Still, there was that not-exactly-pure New York line he showed me when I visited his West Village store — a new venture after the trying years of the pandemic. As with so many designers and retailers, 2020 was a setback. Shortly before the virus ravaged India, Sabyasachi shut his factories to give his workers, whom he continued to pay throughout the closure, time to go home. He invited his parents over for lunch and locked them in his house, where they have lived since. Weddings, and especially the big fat Indian wedding in which brides outfitted their entire families in Sabyasachi, came to a halt. He never stopped working and eventually invited a small design team to live in his house. He learned how to cook to keep everyone well fed.

For more than a decade, Sabyasachi had resisted investor acquisition, from LVMH and others. But in early 2021, he decided to sell a 51 percent stake to the Indian company Aditya Birla Fashion and Retail Limited for nearly $55 million. The final decision, which he made — literally — overnight, upset many in his company, especially his family. Their disappointment gnawed at him. But he told me that he never has regrets and that he wanted the brand to live on without him.

It remains to be seen what the sale will mean for Sabyasachi’s work. As the chief executive of another Indian fashion conglomerate has said, true craftsmanship isn’t scalable. Will Sabyasachi’s prices go up? Will the level of craft go down? His logo, the royal Bengal tiger, was becoming increasingly ubiquitous on belts and handbags, an all too obvious marketing move (annoying because Sabyasachi’s design language is so instantly recognizable that anyone who buys the brand to flaunt the logo doesn’t deserve it).

But the real question is: Will foreigners feel comfortable wearing Indian clothes? While we were observing one of Sabyasachi’s palace photo shoots, the woman who runs his Hyderabad store told me that her daughter, home from Stanford with some friends, had stayed up late into the night furiously debating whether it was appropriate for Kim Kardashian to wear a Sabyasachi sari in Vogue India. Sitting around the jewelry table as Sabyasachi styled his models’ arms with bangles, I asked him if he was concerned that Americans might be skittish to buy from him for fear of cultural appropriation. “People see it as costume,” he told me. “But they don’t understand that Indian clothes are part of a living culture. Women in India wear Indian clothes every single day. The most opulent clothes in many parts of India are worn by street cleaners. Our sense of opulent decoration in spite of what part of society you come from — it’s just amazing.”

Then he told me about an American couple, Rudy Espinoza Murray and Kasey Espinoza, one Spanish and Italian, the other Irish. I recognized their names from Sabyasachi’s 2019 end-of-year Instagram stories, featuring a roundup of weddings. I had lingered over their photos in particular: two handsome men, neither Indian, married in sherwanis (knee-length coats) in Miami.
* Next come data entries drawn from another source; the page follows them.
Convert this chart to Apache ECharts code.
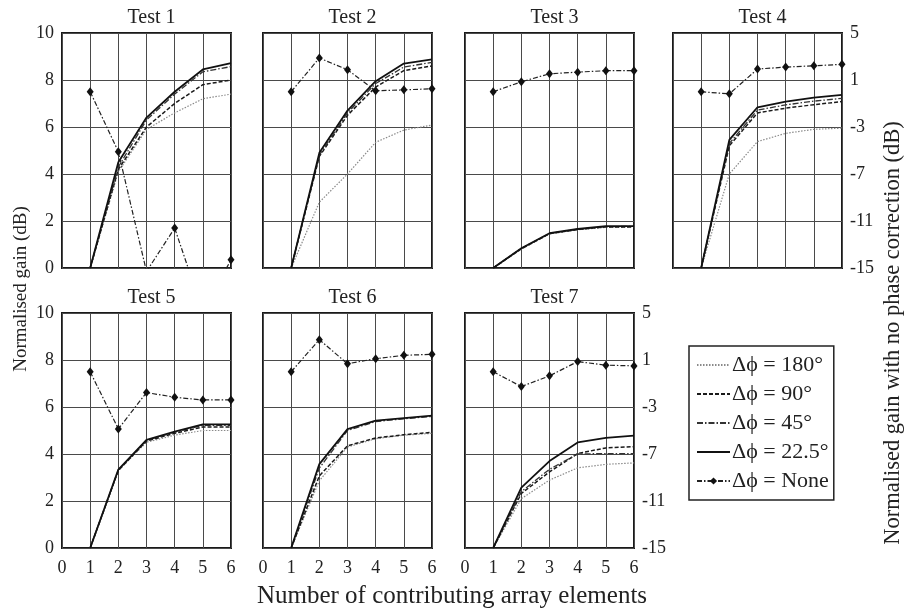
<!DOCTYPE html>
<html>
<head>
<meta charset="utf-8">
<script src="https://cdn.jsdelivr.net/npm/echarts@6/dist/echarts.min.js"></script>
<style>
  html, body { margin: 0; padding: 0; background: #fff; }
  #chart { width: 908px; height: 613px; }
</style>
</head>
<body>
<div id="chart"></div>
<script>
// Number of contributing array elements
const elements = [1, 2, 3, 4, 5, 6];

const panelTitles = ['Test 1', 'Test 2', 'Test 3', 'Test 4', 'Test 5', 'Test 6', 'Test 7'];
const seriesNames = ['\u0394\u03d5 = 180\u00b0', '\u0394\u03d5 = 90\u00b0', '\u0394\u03d5 = 45\u00b0', '\u0394\u03d5 = 22.5\u00b0', '\u0394\u03d5 = None'];

const leftTicks = [0, 2, 4, 6, 8, 10];
const rightTicks = [-15, -11, -7, -3, 1, 5];
const xTicks = [0, 1, 2, 3, 4, 5, 6];

// Normalised gain (dB), phase-corrected, per test
const test1_180 = [0, 4.1, 5.9, 6.6, 7.2, 7.4];
const test1_90 = [0, 4.2, 6.0, 7.0, 7.8, 8.0];
const test1_45 = [0, 4.3, 6.3, 7.4, 8.35, 8.57];
const test1_225 = [0, 4.5, 6.4, 7.5, 8.45, 8.72];

const test2_180 = [0, 2.8, 4.0, 5.35, 5.87, 6.08];
const test2_90 = [0, 4.75, 6.5, 7.7, 8.4, 8.6];
const test2_45 = [0, 4.8, 6.6, 7.85, 8.55, 8.75];
const test2_225 = [0, 4.9, 6.7, 7.95, 8.7, 8.88];

const test3_180 = [0, 0.8, 1.45, 1.63, 1.73, 1.75];
const test3_90 = [0, 0.82, 1.46, 1.64, 1.75, 1.75];
const test3_45 = [0, 0.83, 1.47, 1.65, 1.76, 1.77];
const test3_225 = [0, 0.84, 1.48, 1.66, 1.78, 1.78];

const test4_180 = [0, 4.0, 5.38, 5.73, 5.9, 5.95];
const test4_90 = [0, 5.2, 6.6, 6.8, 6.95, 7.08];
const test4_45 = [0, 5.3, 6.72, 6.94, 7.1, 7.22];
const test4_225 = [0, 5.45, 6.84, 7.08, 7.25, 7.37];

const test5_180 = [0, 3.3, 4.5, 4.8, 5.0, 5.0];
const test5_90 = [0, 3.3, 4.55, 4.88, 5.15, 5.15];
const test5_45 = [0, 3.32, 4.58, 4.93, 5.22, 5.22];
const test5_225 = [0, 3.34, 4.6, 4.95, 5.26, 5.26];

const test6_180 = [0, 2.86, 4.3, 4.65, 4.8, 4.88];
const test6_90 = [0, 3.07, 4.35, 4.68, 4.82, 4.92];
const test6_45 = [0, 3.4, 5.0, 5.38, 5.5, 5.6];
const test6_225 = [0, 3.57, 5.06, 5.42, 5.53, 5.63];

const test7_180 = [0, 2.1, 2.89, 3.41, 3.56, 3.62];
const test7_90 = [0, 2.32, 3.24, 4.02, 4.26, 4.31];
const test7_45 = [0, 2.4, 3.35, 4.0, 4.02, 4.02];
const test7_225 = [0, 2.57, 3.7, 4.49, 4.69, 4.78];

// Normalised gain with no phase correction (dB), right-hand axis
const test1_none = [0, -5.1, -15.3, -11.6, -18.7, -14.3];
const test2_none = [0, 2.87, 1.87, 0.08, 0.16, 0.25];
const test3_none = [0, 0.85, 1.53, 1.67, 1.79, 1.79];
const test4_none = [0, -0.18, 1.93, 2.1, 2.21, 2.33];
const test5_none = [0, -4.87, -1.77, -2.17, -2.4, -2.4];
const test6_none = [0, 2.73, 0.68, 1.11, 1.4, 1.48];
const test7_none = [0, -1.26, -0.35, 0.87, 0.56, 0.5];

const panels = [
  [test1_180, test1_90, test1_45, test1_225, test1_none],
  [test2_180, test2_90, test2_45, test2_225, test2_none],
  [test3_180, test3_90, test3_45, test3_225, test3_none],
  [test4_180, test4_90, test4_45, test4_225, test4_none],
  [test5_180, test5_90, test5_45, test5_225, test5_none],
  [test6_180, test6_90, test6_45, test6_225, test6_none],
  [test7_180, test7_90, test7_45, test7_225, test7_none]
];

const FONT = '"Liberation Serif", "DejaVu Serif", serif';
const W = 169, H = 235;
const colLeft = [62, 263, 465, 673];
const rowTop = [33, 313];
const showLeft = [true, false, false, false, true, false, false];
const showRight = [false, false, false, true, false, false, true];
const showX = [false, false, false, false, true, true, true];

const lineStyles = [
  { color: '#8a8a8a', width: 1.2, type: [1.5, 1.5] },
  { color: '#1a1a1a', width: 1.5, type: [4, 2] },
  { color: '#333333', width: 1.3, type: [6, 2, 1.5, 2] },
  { color: '#111111', width: 1.8, type: 'solid' },
  { color: '#222222', width: 1.2, type: [5, 2, 1.5, 2] }
];

const grids = [], xAxes = [], yAxes = [], series = [], titles = [];

panels.forEach((panel, i) => {
  const col = i < 4 ? i : i - 4;
  const row = i < 4 ? 0 : 1;
  const left = colLeft[col], top = rowTop[row];
  grids.push({
    left: left, top: top, width: W, height: H,
    show: true, borderColor: '#1a1a1a', borderWidth: 2, backgroundColor: 'transparent'
  });
  titles.push({
    text: panelTitles[i], left: left + W / 2, top: top - 30, textAlign: 'center',
    textStyle: { fontFamily: FONT, fontSize: 20, fontWeight: 'normal', color: '#222' }
  });
  xAxes.push({
    type: 'value', gridIndex: i, min: xTicks[0], max: xTicks[xTicks.length - 1], interval: 1,
    axisLine: { show: false }, axisTick: { show: false },
    axisLabel: { show: showX[i], fontFamily: FONT, fontSize: 18, color: '#222', margin: 11 },
    splitLine: { show: true, lineStyle: { color: '#4a4a4a', width: 1 } }
  });
  yAxes.push({
    type: 'value', gridIndex: i, position: 'left',
    min: leftTicks[0], max: leftTicks[leftTicks.length - 1], interval: 2,
    axisLine: { show: false }, axisTick: { show: false },
    axisLabel: { show: showLeft[i], fontFamily: FONT, fontSize: 18, color: '#222', margin: 8 },
    splitLine: { show: true, lineStyle: { color: '#4a4a4a', width: 1 } }
  });
  yAxes.push({
    type: 'value', gridIndex: i, position: 'right',
    min: rightTicks[0], max: rightTicks[rightTicks.length - 1], interval: 4,
    axisLine: { show: false }, axisTick: { show: false },
    axisLabel: { show: showRight[i], fontFamily: FONT, fontSize: 18, color: '#222', margin: 8 },
    splitLine: { show: false }
  });
  panel.forEach((vals, k) => {
    const isNone = k === 4;
    series.push({
      name: seriesNames[k],
      type: 'line',
      xAxisIndex: i,
      yAxisIndex: isNone ? 2 * i + 1 : 2 * i,
      data: vals.map((v, j) => [elements[j], v]),
      clip: true,
      symbol: isNone ? 'diamond' : 'none',
      symbolSize: isNone ? [7, 9] : 0,
      showSymbol: isNone,
      itemStyle: { color: '#111' },
      lineStyle: lineStyles[k],
      z: 2 + k,
      animation: false
    });
  });
});

// Legend entries: plain line samples, diamond marker only for the uncorrected case
const legendData = seriesNames.map((name, k) => (
  k === 4 ? { name: name } : { name: name, itemStyle: { opacity: 0 } }
));

const chart = echarts.init(document.getElementById('chart'), null, { renderer: 'canvas' });
chart.setOption({
  backgroundColor: '#ffffff',
  animation: false,
  title: titles,
  grid: grids,
  xAxis: xAxes,
  yAxis: yAxes,
  series: series,
  legend: {
    data: legendData,
    orient: 'vertical',
    left: 689, top: 346,
    padding: [8, 5, 8, 7],
    itemGap: 7,
    itemWidth: 33, itemHeight: 9,
    borderColor: '#222', borderWidth: 1.5,
    textStyle: { fontFamily: FONT, fontSize: 22, color: '#222', padding: [0, 0, 0, -3] },
    selectedMode: false
  },
  graphic: [
    {
      type: 'text', x: 21, y: 289, rotation: Math.PI / 2,
      style: { text: 'Normalised gain (dB)', font: '19px ' + FONT, fill: '#222', align: 'center', verticalAlign: 'middle' }
    },
    {
      type: 'text', x: 893, y: 333, rotation: Math.PI / 2,
      style: { text: 'Normalised gain with no phase correction (dB)', font: '22.5px ' + FONT, fill: '#222', align: 'center', verticalAlign: 'middle' }
    },
    {
      type: 'text', x: 452, y: 596,
      style: { text: 'Number of contributing array elements', font: '25px ' + FONT, fill: '#222', align: 'center', verticalAlign: 'middle' }
    }
  ]
});
</script>
</body>
</html>
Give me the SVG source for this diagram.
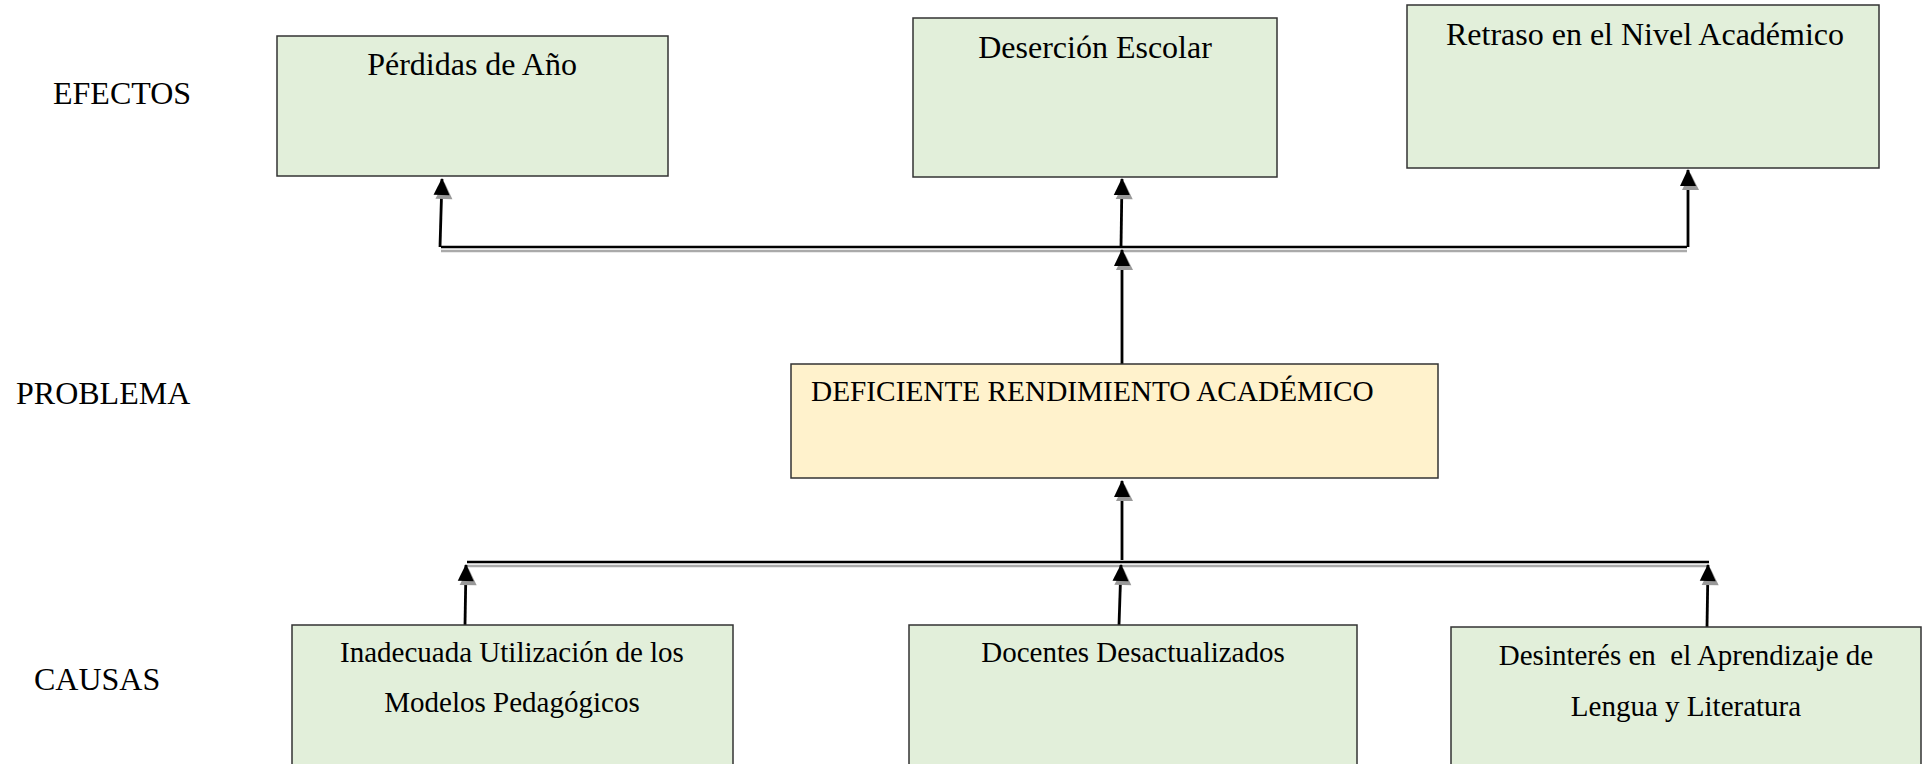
<svg xmlns="http://www.w3.org/2000/svg" width="1928" height="764" viewBox="0 0 1928 764">
<style>
.lbl{font-family:"Liberation Serif","Times New Roman",serif;font-size:32px;fill:#000}
.t32{font-family:"Liberation Serif","Times New Roman",serif;font-size:32px;fill:#000;text-anchor:middle}
.t29{font-family:"Liberation Serif","Times New Roman",serif;font-size:29px;fill:#000;text-anchor:middle;white-space:pre}
.box{fill:#E2EFDA;stroke:#333;stroke-width:1.5}
.prob{fill:#FFF2CC;stroke:#333;stroke-width:1.5}
.bus{stroke:#000;stroke-width:2.4;fill:none}
.shadow{stroke:#AAA;stroke-width:2.6;fill:none}
.arr{stroke:#000;stroke-width:2.8;fill:none;marker-end:url(#ah)}
</style>
<defs>
<marker id="ah" markerUnits="userSpaceOnUse" viewBox="-8 -12 28 24" refX="16" refY="0" markerWidth="28" markerHeight="24" orient="auto" overflow="visible">
<path d="M-4,-6 L13,2.5 L-4,11 z" fill="#999"/>
<path d="M0,-8 L17,0 L0,8 z" fill="#000"/>
</marker>
</defs>
<rect width="1928" height="764" fill="#fff"/>
<g id="labels">
<text class="lbl" x="53" y="104">EFECTOS</text>
<text class="lbl" x="16" y="404">PROBLEMA</text>
<text class="lbl" x="34" y="690">CAUSAS</text>
</g>
<g id="connectors">
<line class="shadow" x1="441" y1="251" x2="1687" y2="251"/>
<line class="bus" x1="441" y1="247" x2="1687" y2="247"/>
<line class="shadow" x1="467" y1="566" x2="1709" y2="566"/>
<line class="bus" x1="467" y1="562" x2="1709" y2="562"/>
<line class="arr" x1="440" y1="247" x2="442" y2="179"/>
<line class="arr" x1="1121" y1="247" x2="1122" y2="179"/>
<line class="arr" x1="1688" y1="247" x2="1688" y2="170"/>
<line class="arr" x1="1122" y1="364" x2="1122" y2="250"/>
<line class="arr" x1="1122" y1="560" x2="1122" y2="481"/>
<line class="arr" x1="465" y1="625" x2="466" y2="565"/>
<line class="arr" x1="1119" y1="625" x2="1121" y2="565"/>
<line class="arr" x1="1707" y1="627" x2="1708" y2="565"/>
</g>
<g id="perdidas">
<rect class="box" x="277" y="36" width="391" height="140"/>
<text class="t32" x="472" y="75">Pérdidas de Año</text>
</g>
<g id="desercion">
<rect class="box" x="913" y="18" width="364" height="159"/>
<text class="t32" x="1095" y="58">Deserción Escolar</text>
</g>
<g id="retraso">
<rect class="box" x="1407" y="5" width="472" height="163"/>
<text class="t32" x="1645" y="45">Retraso en el Nivel Académico</text>
</g>
<g id="problema">
<rect class="prob" x="791" y="364" width="647" height="114"/>
<text class="t29" x="811" y="401" style="text-anchor:start;font-size:29.3px">DEFICIENTE RENDIMIENTO ACADÉMICO</text>
</g>
<g id="inadecuada">
<rect class="box" x="292" y="625" width="441" height="150"/>
<text class="t29" x="512" y="662">Inadecuada Utilización de los</text>
<text class="t29" x="512" y="712">Modelos Pedagógicos</text>
</g>
<g id="docentes">
<rect class="box" x="909" y="625" width="448" height="150"/>
<text class="t29" x="1133" y="662">Docentes Desactualizados</text>
</g>
<g id="desinteres">
<rect class="box" x="1451" y="627" width="470" height="150"/>
<text class="t29" x="1686" y="665">Desinterés en  el Aprendizaje de</text>
<text class="t29" x="1686" y="716">Lengua y Literatura</text>
</g>
</svg>
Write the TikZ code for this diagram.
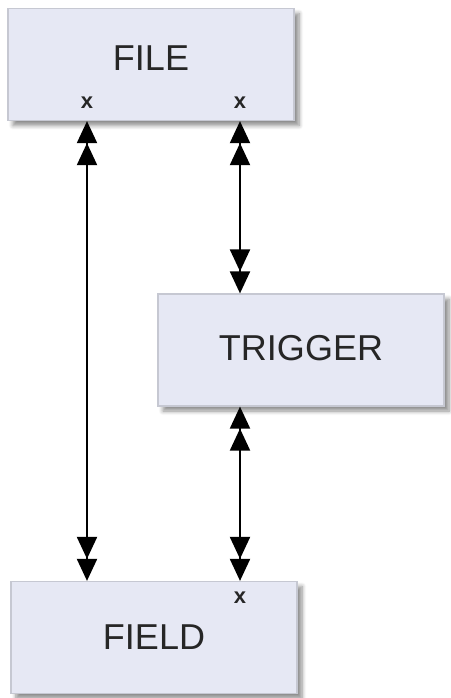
\documentclass[tikz,border=0pt]{standalone}
\usepackage{fontspec}
\setmainfont{Liberation Sans}
\usepackage{xcolor}
\usetikzlibrary{arrows.meta, positioning, shadows.blur}

\definecolor{boxfill}{HTML}{E6E8F4}
\definecolor{boxline}{HTML}{C6C8D2}

\begin{document}
\begin{tikzpicture}[
        x=0.5pt, y=-0.5pt,
        % Styles des blocs
        block/.style = {
            rectangle,
            draw=boxline,
            line width=0.6pt,
            fill=boxfill,
            text=black!85,
            minimum width=143pt,
            minimum height=56pt,
            inner sep=0pt,
            font=\fontsize{18}{22}\selectfont,
            blur shadow={shadow xshift=2.5pt, shadow yshift=-2.5pt, shadow blur steps=6, shadow opacity=45}
        },
        % Petites marques x
        mark x/.style = {font=\bfseries\fontsize{11}{12}\selectfont, inner sep=0pt, text=black!85},
        % Style des flèches (double pointe aux deux bouts)
        arrow/.style = {
            {Triangle[length=11pt,width=10pt]Triangle[length=11pt,width=10pt]}-{Triangle[length=11pt,width=10pt]Triangle[length=11pt,width=10pt]},
            line width=1pt,
            draw=black
        }
    ]
        \useasboundingbox (0,0) rectangle (451,698);

        % 1. Placement des blocs
        \node (file)    [block] at (151,64.5)  {\raisebox{6pt}{FILE}};
        \node (trigger) [block] at (301,350)   {\raisebox{2pt}{TRIGGER}};
        \node (field)   [block] at (154,637.5) {FIELD};

        % 2. Marques x
        \node (filexl)  [mark x] at (87,103)  {x};
        \node (filexr)  [mark x] at (240,103) {x};
        \node (fieldx)  [mark x] at (240,598) {x};

        % 3. Flèches
        \draw [arrow] (filexl |- file.south) -- (filexl |- field.north);
        \draw [arrow] (filexr |- file.south) -- (filexr |- trigger.north);
        \draw [arrow] (fieldx |- trigger.south) -- (fieldx |- field.north);

\end{tikzpicture}
\end{document}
Sabyasachi told me that he met Rudy when Rudy worked in Bangalore. Rudy knew he wanted to be married in a sherwani even before he met his husband. The key to Sabyasachi’s global expansion, without diluting his look, is more people like Rudy.

Rudy and Kasey adored the craft of Sabyasachi, one wearing a black sherwani, the other a cream sherwani, both raw silk with Bengal-tiger buttons. The tailoring was perfect, every detail of the outfit just so. “What did they call it?” Sabyasachi said, turning to his employees for help recalling a word that the couple used. Not appropriation. No. “Rudy and Kasey called it appreciation.”